The government plans to expand its existing market stabilization program of over 100 trillion won if necessary and will work closely with the Bank of Korea to implement additional market stabilization measures such as emergency buybacks and outright purchases of government bonds in a timely manner. The government will also closely monitor supply conditions for items highly dependent on the Middle East and swiftly designate them as economic security items if needed. For key raw materials such as naphtha, the government will quickly establish fiscal and financial support measures to secure alternative import sources and respond to supply disruptions.
Deputy Prime Minister Koo stated that the government would also pursue policies to address structural economic issues and strengthen future foundations. The meeting discussed plans for a major overhaul of the retirement pension system for the first time in 20 years. The government plans to finalize measures for introducing a fund-type retirement pension by July this year and push for related legislative amendments within the year. Mandatory participation will be phased in for all workplaces, with measures to ease the burden on small and medium-sized enterprises.

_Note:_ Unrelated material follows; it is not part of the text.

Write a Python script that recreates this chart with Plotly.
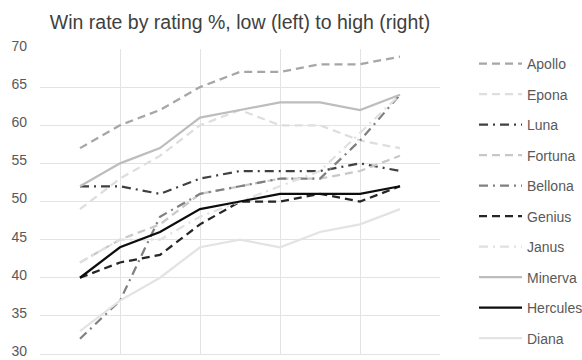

The government will also establish a basic plan for employment stability during industrial transition by June this year. To respond to industrial restructuring driven by artificial intelligence and decarbonization, the government will expand AI competency education across all life stages and employment support for promising new industries, while proactively providing career planning and job transition consulting for current workers.
"Despite significant external uncertainties, our economy has solid fundamentals in key industries and crisis response capabilities, including 208 days' worth of oil reserves," Koo said. "I ask the public to trust the government and calmly continue their daily economic activities."